DATA TO USE —
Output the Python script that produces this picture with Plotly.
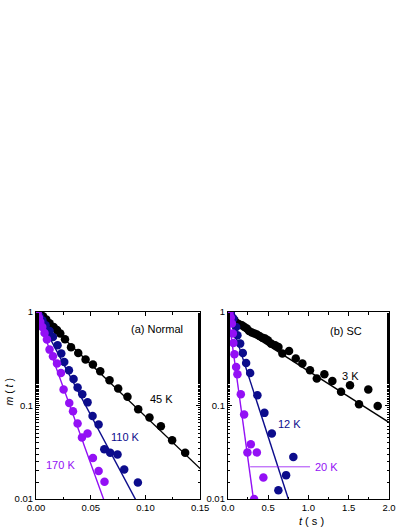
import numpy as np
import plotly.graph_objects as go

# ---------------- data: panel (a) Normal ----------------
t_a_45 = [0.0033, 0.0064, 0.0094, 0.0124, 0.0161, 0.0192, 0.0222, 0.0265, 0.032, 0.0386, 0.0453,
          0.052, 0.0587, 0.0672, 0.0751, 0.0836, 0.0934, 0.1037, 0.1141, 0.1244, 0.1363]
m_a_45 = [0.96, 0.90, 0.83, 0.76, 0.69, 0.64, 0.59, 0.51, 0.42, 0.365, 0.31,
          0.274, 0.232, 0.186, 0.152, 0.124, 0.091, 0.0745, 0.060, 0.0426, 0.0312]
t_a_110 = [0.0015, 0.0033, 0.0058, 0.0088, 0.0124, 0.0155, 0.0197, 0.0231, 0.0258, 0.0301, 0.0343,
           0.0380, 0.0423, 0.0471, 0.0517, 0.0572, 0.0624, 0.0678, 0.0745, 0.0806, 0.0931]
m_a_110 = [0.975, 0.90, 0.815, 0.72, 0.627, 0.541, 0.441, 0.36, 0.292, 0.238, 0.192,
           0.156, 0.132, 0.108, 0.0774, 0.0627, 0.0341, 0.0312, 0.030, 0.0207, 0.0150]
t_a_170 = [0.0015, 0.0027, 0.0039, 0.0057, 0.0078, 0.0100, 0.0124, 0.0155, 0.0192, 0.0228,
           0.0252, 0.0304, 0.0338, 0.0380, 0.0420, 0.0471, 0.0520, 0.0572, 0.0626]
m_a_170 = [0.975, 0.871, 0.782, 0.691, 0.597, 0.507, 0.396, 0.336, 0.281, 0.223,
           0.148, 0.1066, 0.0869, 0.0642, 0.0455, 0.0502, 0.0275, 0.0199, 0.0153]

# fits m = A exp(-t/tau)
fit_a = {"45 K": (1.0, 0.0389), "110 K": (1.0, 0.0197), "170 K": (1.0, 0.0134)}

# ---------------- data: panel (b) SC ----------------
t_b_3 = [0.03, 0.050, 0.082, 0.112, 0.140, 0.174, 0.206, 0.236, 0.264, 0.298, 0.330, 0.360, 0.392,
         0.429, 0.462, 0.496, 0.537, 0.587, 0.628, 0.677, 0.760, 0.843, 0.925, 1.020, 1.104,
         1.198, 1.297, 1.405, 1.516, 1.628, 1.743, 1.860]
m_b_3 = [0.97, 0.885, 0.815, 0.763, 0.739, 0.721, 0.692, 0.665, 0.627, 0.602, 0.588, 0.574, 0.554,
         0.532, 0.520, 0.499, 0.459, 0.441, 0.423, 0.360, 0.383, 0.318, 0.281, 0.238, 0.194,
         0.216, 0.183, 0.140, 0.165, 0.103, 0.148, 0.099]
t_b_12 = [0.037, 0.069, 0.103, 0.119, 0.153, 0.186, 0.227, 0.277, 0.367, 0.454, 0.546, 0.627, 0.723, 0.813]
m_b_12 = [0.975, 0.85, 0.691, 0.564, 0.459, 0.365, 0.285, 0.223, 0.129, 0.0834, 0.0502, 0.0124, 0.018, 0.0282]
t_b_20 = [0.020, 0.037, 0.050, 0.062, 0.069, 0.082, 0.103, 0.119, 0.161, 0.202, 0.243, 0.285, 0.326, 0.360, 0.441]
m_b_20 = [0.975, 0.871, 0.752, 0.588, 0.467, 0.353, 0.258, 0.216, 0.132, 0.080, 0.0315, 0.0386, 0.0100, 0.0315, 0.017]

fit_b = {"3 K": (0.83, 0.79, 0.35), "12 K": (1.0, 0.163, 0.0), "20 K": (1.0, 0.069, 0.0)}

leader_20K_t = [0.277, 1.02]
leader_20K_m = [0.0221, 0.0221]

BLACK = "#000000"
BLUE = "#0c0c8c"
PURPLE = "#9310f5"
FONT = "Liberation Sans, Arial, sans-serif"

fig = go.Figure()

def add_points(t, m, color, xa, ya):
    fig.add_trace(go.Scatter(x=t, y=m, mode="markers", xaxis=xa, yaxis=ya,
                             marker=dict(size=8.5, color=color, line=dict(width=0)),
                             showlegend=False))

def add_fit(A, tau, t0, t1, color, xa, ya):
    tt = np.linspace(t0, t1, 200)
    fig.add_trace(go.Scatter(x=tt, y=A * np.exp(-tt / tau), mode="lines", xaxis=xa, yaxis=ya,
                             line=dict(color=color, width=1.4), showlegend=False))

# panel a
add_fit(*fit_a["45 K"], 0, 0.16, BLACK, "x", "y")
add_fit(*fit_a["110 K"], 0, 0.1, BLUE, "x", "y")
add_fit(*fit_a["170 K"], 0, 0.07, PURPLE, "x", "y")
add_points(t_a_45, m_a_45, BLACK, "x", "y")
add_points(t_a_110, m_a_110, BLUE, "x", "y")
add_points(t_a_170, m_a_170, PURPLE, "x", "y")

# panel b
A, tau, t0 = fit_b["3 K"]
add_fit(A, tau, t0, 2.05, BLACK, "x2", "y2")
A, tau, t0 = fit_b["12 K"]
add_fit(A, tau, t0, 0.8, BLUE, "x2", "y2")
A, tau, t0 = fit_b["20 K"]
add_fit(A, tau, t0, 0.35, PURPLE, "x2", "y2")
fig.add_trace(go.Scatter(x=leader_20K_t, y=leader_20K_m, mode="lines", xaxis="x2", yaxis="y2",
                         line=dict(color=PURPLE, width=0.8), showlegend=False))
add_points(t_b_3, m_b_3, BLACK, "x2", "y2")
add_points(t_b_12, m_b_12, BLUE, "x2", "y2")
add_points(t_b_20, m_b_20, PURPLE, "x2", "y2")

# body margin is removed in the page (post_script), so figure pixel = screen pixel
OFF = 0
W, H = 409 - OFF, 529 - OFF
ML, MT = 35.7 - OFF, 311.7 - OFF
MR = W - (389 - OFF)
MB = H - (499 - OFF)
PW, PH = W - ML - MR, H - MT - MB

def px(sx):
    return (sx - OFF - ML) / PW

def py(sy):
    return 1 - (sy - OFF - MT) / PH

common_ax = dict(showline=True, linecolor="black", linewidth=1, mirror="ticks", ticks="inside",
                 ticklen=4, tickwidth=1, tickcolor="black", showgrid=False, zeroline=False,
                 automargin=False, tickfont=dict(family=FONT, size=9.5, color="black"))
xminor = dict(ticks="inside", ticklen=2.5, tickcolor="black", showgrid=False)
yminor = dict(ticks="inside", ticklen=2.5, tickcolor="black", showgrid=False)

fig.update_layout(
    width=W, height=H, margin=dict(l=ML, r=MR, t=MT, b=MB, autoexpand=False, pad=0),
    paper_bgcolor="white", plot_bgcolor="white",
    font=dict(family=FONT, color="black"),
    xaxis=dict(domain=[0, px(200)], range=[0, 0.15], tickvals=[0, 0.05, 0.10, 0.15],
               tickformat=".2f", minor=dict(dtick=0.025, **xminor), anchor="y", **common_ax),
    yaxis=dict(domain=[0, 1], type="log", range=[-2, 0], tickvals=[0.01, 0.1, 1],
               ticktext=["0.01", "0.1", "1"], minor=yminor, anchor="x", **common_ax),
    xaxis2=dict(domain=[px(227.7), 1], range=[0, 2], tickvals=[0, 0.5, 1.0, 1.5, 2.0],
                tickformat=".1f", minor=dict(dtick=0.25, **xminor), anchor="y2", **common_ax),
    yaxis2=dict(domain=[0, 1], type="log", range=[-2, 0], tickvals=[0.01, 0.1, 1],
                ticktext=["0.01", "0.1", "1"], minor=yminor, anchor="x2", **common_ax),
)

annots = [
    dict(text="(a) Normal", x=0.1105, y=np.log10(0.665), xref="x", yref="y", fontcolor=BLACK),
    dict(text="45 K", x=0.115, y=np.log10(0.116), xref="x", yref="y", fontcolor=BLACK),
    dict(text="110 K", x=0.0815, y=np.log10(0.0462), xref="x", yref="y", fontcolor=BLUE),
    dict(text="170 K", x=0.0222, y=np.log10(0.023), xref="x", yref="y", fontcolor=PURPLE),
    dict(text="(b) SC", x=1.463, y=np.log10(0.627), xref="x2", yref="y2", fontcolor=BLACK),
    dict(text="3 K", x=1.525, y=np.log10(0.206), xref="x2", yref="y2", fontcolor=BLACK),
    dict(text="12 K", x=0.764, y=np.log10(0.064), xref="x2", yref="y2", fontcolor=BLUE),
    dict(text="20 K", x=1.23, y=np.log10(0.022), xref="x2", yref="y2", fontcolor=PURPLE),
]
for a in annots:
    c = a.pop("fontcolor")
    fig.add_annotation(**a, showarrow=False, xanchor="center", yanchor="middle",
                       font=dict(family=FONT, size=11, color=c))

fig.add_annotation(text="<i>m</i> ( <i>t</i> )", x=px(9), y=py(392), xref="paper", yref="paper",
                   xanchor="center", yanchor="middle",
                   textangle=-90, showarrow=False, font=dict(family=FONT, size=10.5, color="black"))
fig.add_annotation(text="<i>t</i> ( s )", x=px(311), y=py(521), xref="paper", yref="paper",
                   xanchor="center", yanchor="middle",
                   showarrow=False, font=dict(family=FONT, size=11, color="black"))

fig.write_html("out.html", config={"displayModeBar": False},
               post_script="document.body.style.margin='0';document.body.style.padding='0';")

...

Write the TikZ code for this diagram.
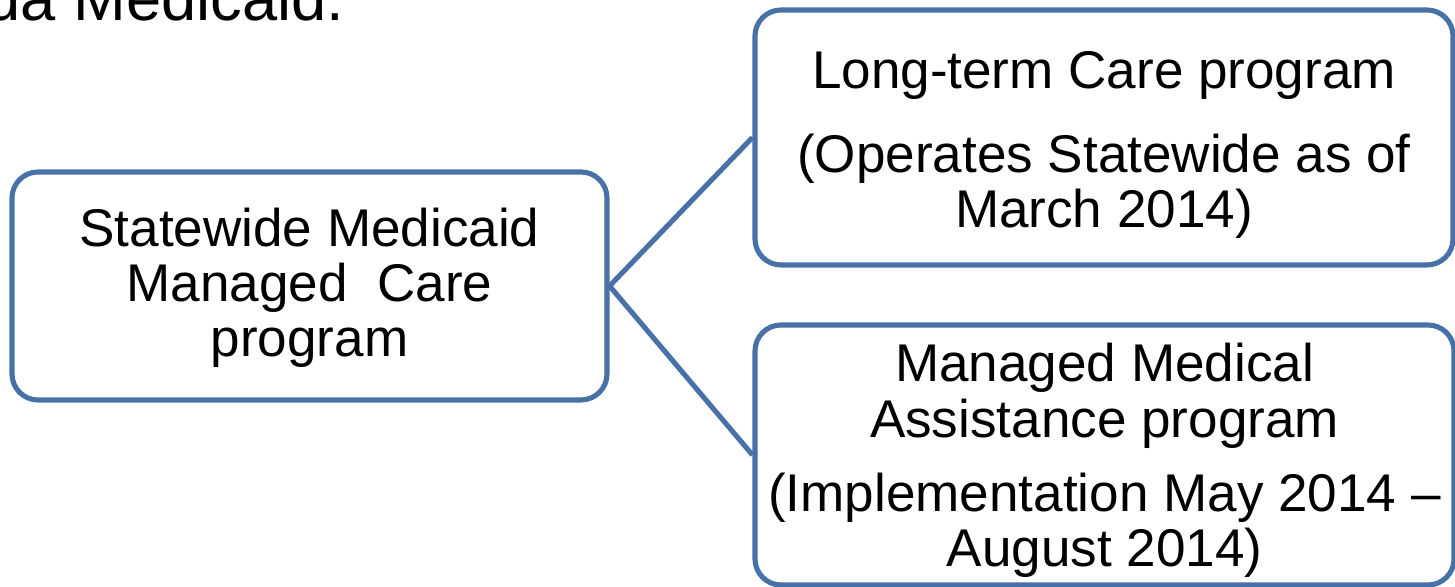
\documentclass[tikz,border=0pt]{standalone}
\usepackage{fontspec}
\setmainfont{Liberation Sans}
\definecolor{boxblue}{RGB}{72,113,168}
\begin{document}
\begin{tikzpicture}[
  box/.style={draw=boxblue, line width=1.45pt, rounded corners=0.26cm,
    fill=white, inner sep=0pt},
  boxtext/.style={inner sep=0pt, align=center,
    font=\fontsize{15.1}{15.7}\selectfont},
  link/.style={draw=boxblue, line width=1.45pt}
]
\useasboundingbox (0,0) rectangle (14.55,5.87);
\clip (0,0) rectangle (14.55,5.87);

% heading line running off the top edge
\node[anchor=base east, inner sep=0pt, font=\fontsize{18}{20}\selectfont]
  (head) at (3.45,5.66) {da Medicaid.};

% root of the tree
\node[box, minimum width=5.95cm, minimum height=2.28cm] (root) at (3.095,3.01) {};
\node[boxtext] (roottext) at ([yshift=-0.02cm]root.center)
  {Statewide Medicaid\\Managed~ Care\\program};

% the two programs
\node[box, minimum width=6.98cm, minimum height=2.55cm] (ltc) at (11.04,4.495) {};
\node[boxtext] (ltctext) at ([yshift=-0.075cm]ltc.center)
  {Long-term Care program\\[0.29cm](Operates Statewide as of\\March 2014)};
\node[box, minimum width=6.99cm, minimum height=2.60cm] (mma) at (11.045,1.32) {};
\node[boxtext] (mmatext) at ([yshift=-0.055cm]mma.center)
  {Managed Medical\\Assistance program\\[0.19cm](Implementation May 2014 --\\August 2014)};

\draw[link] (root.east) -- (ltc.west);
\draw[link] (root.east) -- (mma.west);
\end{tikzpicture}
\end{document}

...

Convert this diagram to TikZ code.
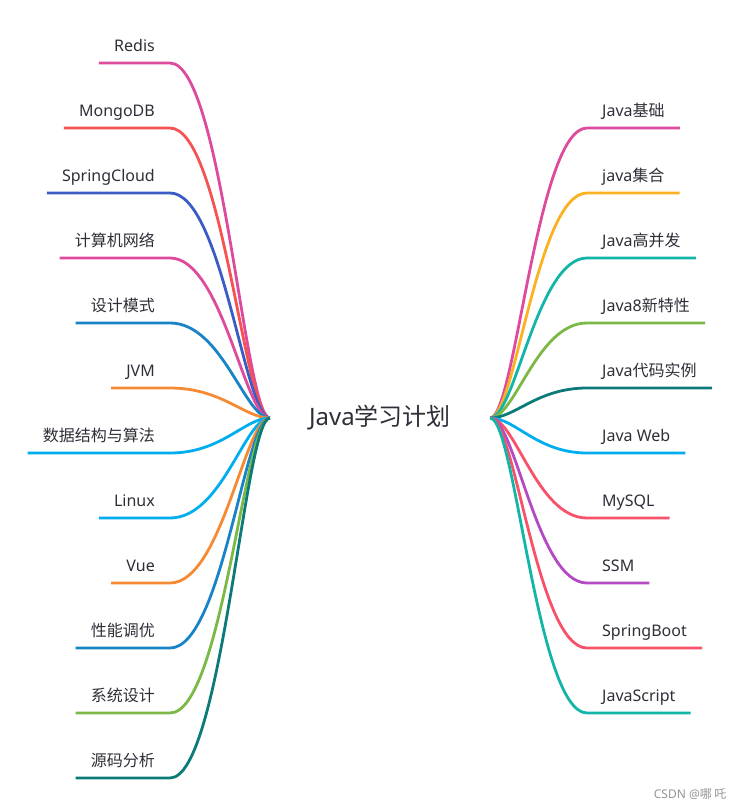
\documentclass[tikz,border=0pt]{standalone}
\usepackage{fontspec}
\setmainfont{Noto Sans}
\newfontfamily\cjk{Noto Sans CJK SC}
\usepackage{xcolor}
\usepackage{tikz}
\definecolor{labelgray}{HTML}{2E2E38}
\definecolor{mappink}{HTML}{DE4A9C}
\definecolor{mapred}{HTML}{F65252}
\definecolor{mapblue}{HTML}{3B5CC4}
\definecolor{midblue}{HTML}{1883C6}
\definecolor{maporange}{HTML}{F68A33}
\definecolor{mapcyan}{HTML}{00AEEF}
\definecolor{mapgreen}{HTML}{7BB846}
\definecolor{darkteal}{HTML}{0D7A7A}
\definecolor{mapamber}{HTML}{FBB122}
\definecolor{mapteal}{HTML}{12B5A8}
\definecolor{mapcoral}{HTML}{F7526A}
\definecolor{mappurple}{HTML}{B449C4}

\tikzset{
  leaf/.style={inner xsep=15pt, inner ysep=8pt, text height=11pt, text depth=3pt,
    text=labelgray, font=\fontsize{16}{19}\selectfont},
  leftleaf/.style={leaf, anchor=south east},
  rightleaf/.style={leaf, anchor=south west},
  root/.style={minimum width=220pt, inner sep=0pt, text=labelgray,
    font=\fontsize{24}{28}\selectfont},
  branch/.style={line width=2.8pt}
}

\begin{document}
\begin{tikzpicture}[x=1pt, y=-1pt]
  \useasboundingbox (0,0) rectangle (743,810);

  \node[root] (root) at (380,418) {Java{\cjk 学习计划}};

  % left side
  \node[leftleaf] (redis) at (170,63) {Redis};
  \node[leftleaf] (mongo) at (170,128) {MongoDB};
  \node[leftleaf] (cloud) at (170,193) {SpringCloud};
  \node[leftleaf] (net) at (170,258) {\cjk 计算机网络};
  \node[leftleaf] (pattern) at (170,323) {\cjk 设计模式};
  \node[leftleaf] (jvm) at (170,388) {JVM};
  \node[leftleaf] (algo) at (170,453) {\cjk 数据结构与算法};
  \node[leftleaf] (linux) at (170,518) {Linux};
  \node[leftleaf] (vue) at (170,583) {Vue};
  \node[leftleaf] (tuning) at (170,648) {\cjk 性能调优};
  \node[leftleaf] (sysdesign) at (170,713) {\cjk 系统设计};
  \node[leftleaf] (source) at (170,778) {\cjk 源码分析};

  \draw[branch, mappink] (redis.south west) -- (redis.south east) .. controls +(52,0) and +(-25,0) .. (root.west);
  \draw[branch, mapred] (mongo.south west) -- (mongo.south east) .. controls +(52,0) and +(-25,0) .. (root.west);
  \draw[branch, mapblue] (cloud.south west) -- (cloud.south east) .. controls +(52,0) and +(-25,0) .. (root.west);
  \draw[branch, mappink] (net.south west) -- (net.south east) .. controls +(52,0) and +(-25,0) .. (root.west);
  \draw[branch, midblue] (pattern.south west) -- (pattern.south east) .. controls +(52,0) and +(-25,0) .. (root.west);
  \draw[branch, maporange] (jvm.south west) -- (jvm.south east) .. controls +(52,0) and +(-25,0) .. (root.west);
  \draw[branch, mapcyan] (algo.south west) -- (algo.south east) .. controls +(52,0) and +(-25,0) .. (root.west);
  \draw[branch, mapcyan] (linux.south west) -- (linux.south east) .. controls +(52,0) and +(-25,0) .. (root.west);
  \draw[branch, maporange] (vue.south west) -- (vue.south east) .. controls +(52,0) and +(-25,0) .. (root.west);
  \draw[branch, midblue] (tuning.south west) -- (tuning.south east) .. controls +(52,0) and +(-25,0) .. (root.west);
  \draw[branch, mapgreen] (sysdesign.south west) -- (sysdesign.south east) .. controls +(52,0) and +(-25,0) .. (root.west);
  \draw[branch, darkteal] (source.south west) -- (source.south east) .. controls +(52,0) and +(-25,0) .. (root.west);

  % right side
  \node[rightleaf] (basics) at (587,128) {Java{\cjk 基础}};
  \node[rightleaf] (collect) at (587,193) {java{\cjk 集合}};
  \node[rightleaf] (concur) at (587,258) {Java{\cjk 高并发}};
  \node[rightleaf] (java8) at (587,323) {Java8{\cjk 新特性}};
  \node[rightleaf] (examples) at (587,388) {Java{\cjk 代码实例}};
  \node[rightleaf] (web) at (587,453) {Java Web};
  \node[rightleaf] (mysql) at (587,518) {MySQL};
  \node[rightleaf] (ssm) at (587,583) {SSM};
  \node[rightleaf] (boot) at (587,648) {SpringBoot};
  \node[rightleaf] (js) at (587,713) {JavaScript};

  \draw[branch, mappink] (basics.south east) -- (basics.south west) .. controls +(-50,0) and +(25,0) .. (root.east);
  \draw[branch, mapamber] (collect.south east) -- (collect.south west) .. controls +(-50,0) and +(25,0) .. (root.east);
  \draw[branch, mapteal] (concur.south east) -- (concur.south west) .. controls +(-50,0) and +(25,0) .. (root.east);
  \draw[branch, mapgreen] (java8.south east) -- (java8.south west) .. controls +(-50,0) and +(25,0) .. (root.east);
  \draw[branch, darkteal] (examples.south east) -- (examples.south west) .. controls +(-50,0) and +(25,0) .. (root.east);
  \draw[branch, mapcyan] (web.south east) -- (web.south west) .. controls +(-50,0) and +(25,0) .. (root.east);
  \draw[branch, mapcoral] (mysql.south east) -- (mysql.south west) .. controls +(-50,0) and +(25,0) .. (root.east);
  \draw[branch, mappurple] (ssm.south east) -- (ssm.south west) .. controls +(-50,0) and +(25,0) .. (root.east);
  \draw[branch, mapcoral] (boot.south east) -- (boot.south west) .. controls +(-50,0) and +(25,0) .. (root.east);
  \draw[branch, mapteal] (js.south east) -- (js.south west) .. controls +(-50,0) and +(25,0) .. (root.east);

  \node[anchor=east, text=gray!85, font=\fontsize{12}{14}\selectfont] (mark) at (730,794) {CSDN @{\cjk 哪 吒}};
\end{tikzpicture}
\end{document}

EXERCISE BRIEF — Repeat exactly, and only, the lines from the one containing "Convert this diagram to TikZ code." through the one containing "(source) at (170,778)", both included, without the pictures.

WRITTEN ANSWER —
Convert this diagram to TikZ code.
\documentclass[tikz,border=0pt]{standalone}
\usepackage{fontspec}
\setmainfont{Noto Sans}
\newfontfamily\cjk{Noto Sans CJK SC}
\usepackage{xcolor}
\usepackage{tikz}
\definecolor{labelgray}{HTML}{2E2E38}
\definecolor{mappink}{HTML}{DE4A9C}
\definecolor{mapred}{HTML}{F65252}
\definecolor{mapblue}{HTML}{3B5CC4}
\definecolor{midblue}{HTML}{1883C6}
\definecolor{maporange}{HTML}{F68A33}
\definecolor{mapcyan}{HTML}{00AEEF}
\definecolor{mapgreen}{HTML}{7BB846}
\definecolor{darkteal}{HTML}{0D7A7A}
\definecolor{mapamber}{HTML}{FBB122}
\definecolor{mapteal}{HTML}{12B5A8}
\definecolor{mapcoral}{HTML}{F7526A}
\definecolor{mappurple}{HTML}{B449C4}

\tikzset{
  leaf/.style={inner xsep=15pt, inner ysep=8pt, text height=11pt, text depth=3pt,
    text=labelgray, font=\fontsize{16}{19}\selectfont},
  leftleaf/.style={leaf, anchor=south east},
  rightleaf/.style={leaf, anchor=south west},
  root/.style={minimum width=220pt, inner sep=0pt, text=labelgray,
    font=\fontsize{24}{28}\selectfont},
  branch/.style={line width=2.8pt}
}

\begin{document}
\begin{tikzpicture}[x=1pt, y=-1pt]
  \useasboundingbox (0,0) rectangle (743,810);

  \node[root] (root) at (380,418) {Java{\cjk 学习计划}};

  % left side
  \node[leftleaf] (redis) at (170,63) {Redis};
  \node[leftleaf] (mongo) at (170,128) {MongoDB};
  \node[leftleaf] (cloud) at (170,193) {SpringCloud};
  \node[leftleaf] (net) at (170,258) {\cjk 计算机网络};
  \node[leftleaf] (pattern) at (170,323) {\cjk 设计模式};
  \node[leftleaf] (jvm) at (170,388) {JVM};
  \node[leftleaf] (algo) at (170,453) {\cjk 数据结构与算法};
  \node[leftleaf] (linux) at (170,518) {Linux};
  \node[leftleaf] (vue) at (170,583) {Vue};
  \node[leftleaf] (tuning) at (170,648) {\cjk 性能调优};
  \node[leftleaf] (sysdesign) at (170,713) {\cjk 系统设计};
  \node[leftleaf] (source) at (170,778) {\cjk 源码分析};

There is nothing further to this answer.